In western Montana, we'll have a longer growing season and a little earlier green-up.
For those of you who don't like snow, well, if you hang around another 50 years, Missoula just might not have any.
For example, less snow means less snowpack, which means more forest fires and lower river levels, which means less fish and less recreation.
That not-so-cheery news came from University of Montana forest ecologist and climate expert Steve Running, who, along with fellow members of the Intergovernmental Panel on Climate change, recently shared the Nobel Peace Prize with former Vice President Al Gore.
Running delivered a late-afternoon lecture to an overflowing crowd in the University Center Ballroom on Monday.
Running was his usual self - funny, informative and blunt about what must be done to stem to tide of global climate change.
“Right now, we're using the atmosphere as a free garbage can,” Running said.
Running unleashed his usual PowerPoint presentation of alarming climate facts - shrinking Arctic ice, rising sea levels, more intense hurricanes, to name just a few - but he'd also added a few slides to his standard spiel. One of them covered Missoula's weather during the most recent July.
The slide was an exclamation point on what we already knew - it was hotter than hot. Eleven days with a temperature over 100. Driest July ever. At 18, the most days where the overnight remained above 60.
Previously, Running had cautioned the crowd not to be overly worried about any particular period of “weather.” Weather is short-term thinking, more appropriate to deciding what to wear to work.
Climate, that's the issue. That's weather over years and decades and centuries. That's what matters when we talk about climate change, he said.
Only Missoula's July weather is very indicative of climate change. In fact, according to computer models, this past July will be Missoula's average July in 50 years, Running said. Montana weather, he said, will resemble the weather in Utah.
And that is bad news for the Northern Rockies ecosystem that has evolved over centuries.
Like trout fishing? Good luck. Love to ski? In 50 years, you'll have to take your skis off and walk to the bottom of the Grizzly chair at Snowbowl.
Globally, those changes will have far worse consequences. In fact, that's the very reason Gore and the climate scientists got the Nobel prize.
Climate, Running said, will be a “source of war and peace” in the future. Volatile regions of the world will be more erratic and dangerous as climate changes alter available resources, and even more stable regions will suffer conflict.

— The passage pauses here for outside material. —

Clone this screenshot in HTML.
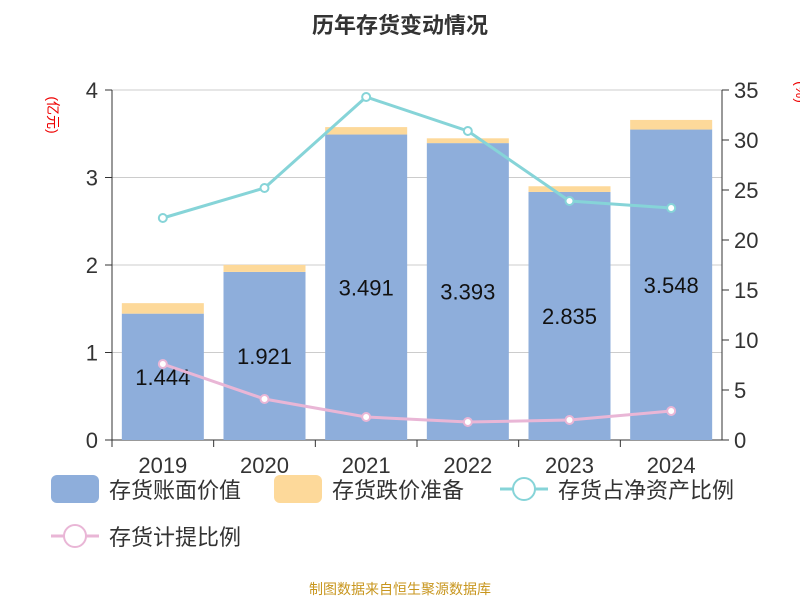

Running said what's needed is a technology breakthrough like the one that has taken place in communications. Thirty-five years ago, he said, we used phone books, had rotary dial phones and listened to record players. The Internet was a geek's fantasy.
And now we have the iPhone, which pretty much does it all.
What we need, Running said, is the iPhone of energy, a new way to think about how to power the globe.
“We have to do something for energy, it's as simple as that,” Running said.
The good news is that the technology is doable. In fact, Running said, technology that could drastically cut carbon emissions could be up and running in a decade. But there has to be a political will to get that done.
On that front, Running is not terribly hopeful, as one of his last slides highlighted.
“I do not see that we will have the international leadership and governance for the global response needed,” the slide stated.
In fact, without the leadership of the United States, global solutions are unlikely. Lately, America hasn't exactly put its best foot forward where climate change is concerned, he said.
“We have to start leading on this,” Running said.
Although there are still naysayers about global warming - Running said he's been receiving anonymous hate mail, an occurrence he finds humorous - Running said the discussion is really over.
It's no longer a question for climate scientists, although they'll continue to make scary new discoveries about the extent of climate change. Instead, what has to happen next is a matter of politics, he said.
“I don't think the bottom punchline is going to change,” he said in regard to climate science.
Politicians, he said, have to face the truth that a world that keeps working the way it does today won't work for much longer, he said. Right now, however, many politicians seem to be stuck on the lower rungs of what Running described as the five stages of climate grief: denial, anger, bargaining, depression and acceptance.
Even those who haven't spent any time in denial or anger would be better off to move straight to acceptance. That's where we start finding solutions, Running said.
“I hope you've reached Stage Five today,” he said.